Here, the full formula to get the standard deviation:
- $\sigma = \sqrt{\sigma^{2}} = \sqrt{\dfrac{\sum{(x_i - \mu)^2}}{N}}$ 

In [5]:
# Example 3-7 Calculating the standard deviation in Python
from math import sqrt

data = [0, 1, 5, 7, 9, 10, 14]

def variance(values):
    n = len(data)
    mean = sum(data) / n
    variance = sum([ (value - mean) ** 2 for value in data ]) / n
    return variance

def square_root(variance):
    return sqrt(variance)

print(square_root(variance(data)))

4.624689730353898


We got a standard deviation of 4.62 pets. In this way, we expressed how is spread our data with the original metric.

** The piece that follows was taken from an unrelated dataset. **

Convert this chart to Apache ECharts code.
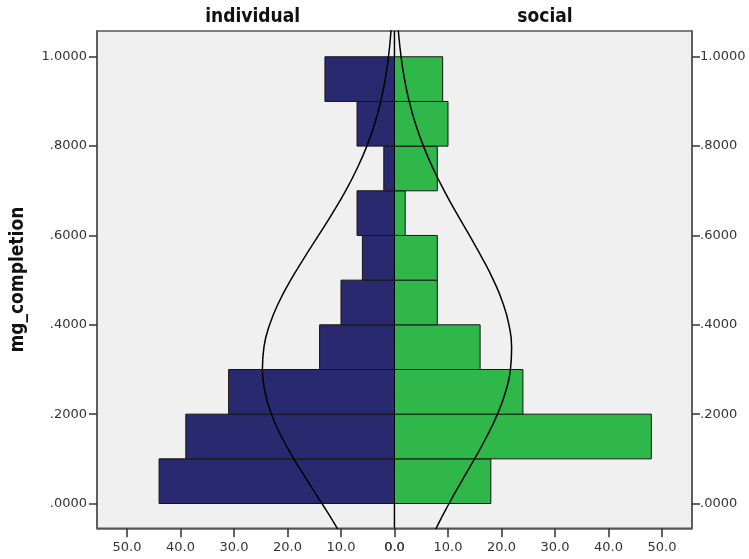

#### Sample Variance and Standard Deviation

In order to get the variance and standard deviation for a sample, instead of a population, we have to do a small adjustment to our formulas.
Our sample variance and sample standard deviation become:
- $sample$ $variance$ $= s^{2} = \dfrac{\sum{(x_i - \mu)^2}}{n - 1}$
- $sample$ $standard$ $deviation$ $= s = \sqrt{\dfrac{\sum{(x_i - \mu)^2}}{n - 1}}$

Thus, we are dividing the sum of squared differences by $n-1$ instead of $N$ to decrease the bias and increase the variance in order to capture a greater uncertainty in our sample.

In [7]:
# Example 3-8 Calculating standard deviation for a sample
from math import sqrt

data = [0, 1, 5, 7, 9, 10, 14]

def variance(values, is_sample: bool = False):
    n = len(data)
    mean = sum(data) / n
    variance = sum([ (value - mean) ** 2 for value in data ]) / (len(values) - (1 if is_sample else 0))
    return variance

def square_root(values, is_sample: bool = False):
    return sqrt(variance(values, is_sample))

print(variance(data, is_sample=True))  # Sample variance
print(square_root(data, is_sample=True))  # Sample standard deviation

24.95238095238095
4.99523582550223


We got a higher variance and standard deviation just because of our denominator. This is correct as a sample could be biased and imperfect representing the population.

### Normal Distribution

The normal distribution, also known as the $Gaussian$ $Distribution$, is a symmetrical bell-shaped distribution that has most mass around the mean, and its spread is defined as a standard deviation. The tails on either side become thinner as you move away from the mean.

#### Properties of a Normal Distribution

The normal distribution has the following properties:
- it's symmetrical, both sides are identically mirrored at the mean, which is the center;
- most mass is at the center around the mean;
- it has a spread that is specified by the standard deviation;
- the tails are the least likely outcomes and approach zero infinetely but never touch zero;
- it resembles a lot of phenomena in nature and daily life, even non-normal problems through the center limit theorem.

#### The Probability Density Function

The standard deviation plays an important role in the normal distribution, because it defines how spread out it is. It is actually one of the parameters alongside the mean. The probaiblity density function that creates the normal distribution is as follows:

- $f(x) = \dfrac{1}{\sigma} * \sqrt{2*\pi} * e^{-\dfrac{1}{2} * (\dfrac{x-\mu^2}{\sigma})}$

Just like the beta distribution the normal distribution is continuous. This means to retrieve a probability we need to integrate a range of $x$ values to find an area.

#### The Cumulative Distribution Function

With the normal distribution, the vertical axis is not the probability but the likelihood for the data. To find the probability we need to look at a given range and then fin the area under the curve for that range.

There's a relationship between the PDF and the CDF. The CDF is a S-shaped curve that prjects the area up to that range in the PDF. Indeed, if we try to capture the area from negative infinity to the mean of the normal distribution our CDF shows a value of .5 or 50%. That it is because of the symmetry of the normal distribution.

In [12]:
# Example 3-10 The normal distribution CDF in Python
from scipy.stats import norm

mean = 64.43
std_dev = 2.99

x = norm.cdf(64.43, mean, std_dev)  # CDF up to 64.43
print(x)

0.5


We have a 50% probability of observing a value up to 64.43.

In [14]:
# Example 3-11 Getting a middle range probability using the CDF in Python
from scipy.stats import norm

mean = 64.43
std_dev = 2.99

x = norm.cdf(66, mean, std_dev) - norm.cdf(62, mean, std_dev)
print(x)

0.4920450147062894


We have a 49.20% probability of observing a value between 66 and 62.